1. Field of the Invention
The present application is related to providing recommendations of media items of various media types for a media item of a different type.
2. Description of the Background Art
Many websites also provide access to different types media content items (or “media items”, or “items”), such as music, movies, e-books, news articles, user generated content, and so forth. In many case, recommendations are made to other items that are believed to be related (or relevant) to whatever item is currently presented to a user. Many different techniques may be used to determine what related items to display. One technique includes a simple listing of the most popular items available to the website. Another technique includes tagging each item with a descriptive tag that summarizes the content of the item, wherein two items are determined to be related if they have the same tag.
A more robust technique for determining other related items is to measure co-interactions between different media content items of the same type. For example, in order to determine what news articles posted on a website are relevant to each other, user interactions with the website may be monitored to track the website links users visit on a computer (e.g., by clicking with a mouse). The determination includes tracking what news article viewers view before or after viewing a given news article. This technique may be referred to co-click (or co-read or co-view) analysis, as it analyzes what other news articles a viewer clicks on to read in proximity to having clicked on the given news article. Here the co-click analysis is limited to media items of the same type (news articles).
The assumption underlying co-click analysis is that if a viewer clicks through to read some articles but not others, the articles the viewer chose to read are more likely to be related to each other than the articles not read. Aggregated over many viewers, co-click analysis provides a human-usage based view of relatedness between news articles. Co-click analysis may be performed for other content, and be referred to by different names. For example, for web hosted videos this analysis may be referred to as co-watch analysis, and for purchases of goods via internet this analysis may be referred to as co-purchase analysis. Again, each of these analyses requires that the media items are of the same type (e.g., video, purchased goods).

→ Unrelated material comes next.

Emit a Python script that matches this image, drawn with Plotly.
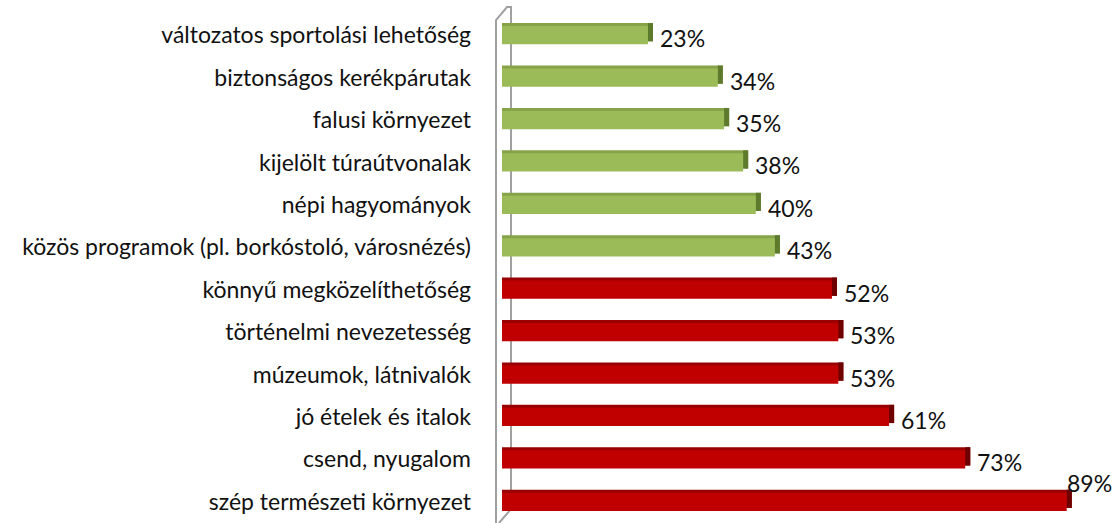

For new media content items that are being posted to the web site for the first time, no co-click statistics regarding the behavior of viewers are available as no user interactions have been recorded yet for the new item. As a consequence, conventional co-click analysis cannot be used to determine what other items are related to the new items. Thus some sites simply do not recommend related items until a sufficient number of user interactions have been obtained for the new item. However, the sooner such a determination is made (i.e., the lower the number of required interactions), the less accurate the determination is likely to be, so these sites typically must wait some period of time in order to accumulate a sufficiently large number of interactions. Not being able to provide recommendations of items related to new items during this period represents a potential loss of business for the website operator. For websites that host time-sensitive media content items, new items are often most viewed when they initially appears on the website. For these types of websites, conventional co-click analysis is unable to provide recommendations for related items when they are needed most.